Shining the Light of Research to Better Serve Latino/a Students
Robert Reyes (PhD ’95, MDiv ‘92) says he’s entering “the middle of a storm”-- but that’s right where he wants to be. As research director for the Center for Intercultural Teaching and Learning (CITL) at Goshen College in Goshen, Indiana, Dr. Reyes is studying the educational needs and resources of Latino students in his Midwestern community, in order to better understand, retain, and serve this rapidly growing population—and eventually, to share what he’s learned beyond Goshen’s walls.
“There is a significant need in Christian higher education to better understand how we can support and sustain students and faculty of color over time,” Reyes says, “and how to enrich our programs to accomplish this.”
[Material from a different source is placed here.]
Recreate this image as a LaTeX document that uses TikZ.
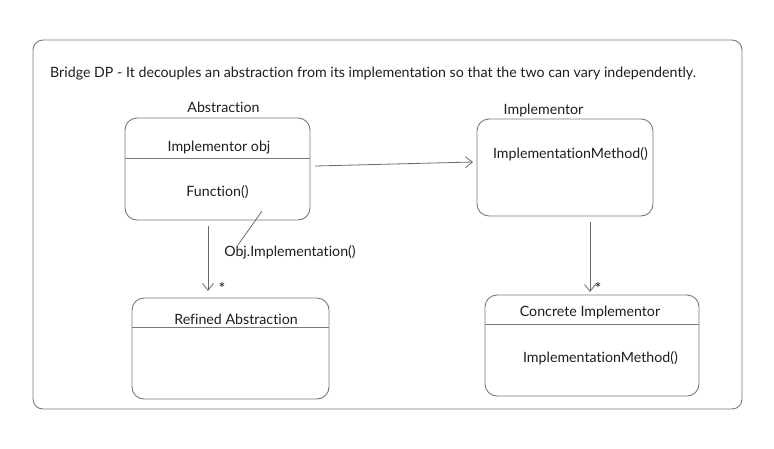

The town of Goshen has seen a striking demographic shift in recent years, he explains, with the percentage of minority students in the public school system increasing five-fold since 1990 to a current level of 40 percent. “If we’re going to be successful as an educational institution, we have to look at the context these students and their families are living in,” he says. “Historically we have not done well at reaching out to Latinos; now, through CITL, we are trying understand how to provide services to these students from an academic perspective, how to advance their opportunities for the future.” Their findings will then be extended to better enroll and retain other students of color at Goshen, and to help other small liberal arts colleges in similar Midwestern communities.
CITL was established at Goshen just two years ago through a grant from the Lilly Endowment. Reyes, who had served for the previous 11 years as associate professor of human development and family science at Messiah College in Pennsylvania, was brought onto the fledging CITL team to launch its research arm last year. He is thrilled to be focusing full-time on this critical research work, without squeezing it on top of a teaching load.
“Researchers have an important role to play in society,” he believes, “to help understand complicated situations so that others can develop the programs to move toward collective solutions.” Research, he says, “is the light that helps people find their way”—as long as that research is centered on the significant valuing of people. This, he emphasizes, is a principle he learned and embraced at Fuller, where he completed a PhD in Family Studies in the School of Psychology: “to never separate research from a person’s story.”
An important part of that story for Latinos in Goshen, Reyes notes, is the plummeting economy—the local unemployment rate has risen from 4.7% to nearly 9% in just the past year—as well as high levels of anti-immigrant sentiment. These are complicating factors that bring both challenge and excitement to Reyes’ research, and the reasons he talks about entering the midst of a storm. “In the past we’d talk about immigration issues, but in ways and places that were safe. Now I have the opportunity to ‘play the game’—to be right in the middle of this—and to uncover and tap the opportunities these changes bring.”
“It’s a critical time in history,” Reyes says, “and I wouldn’t want to be anywhere else.”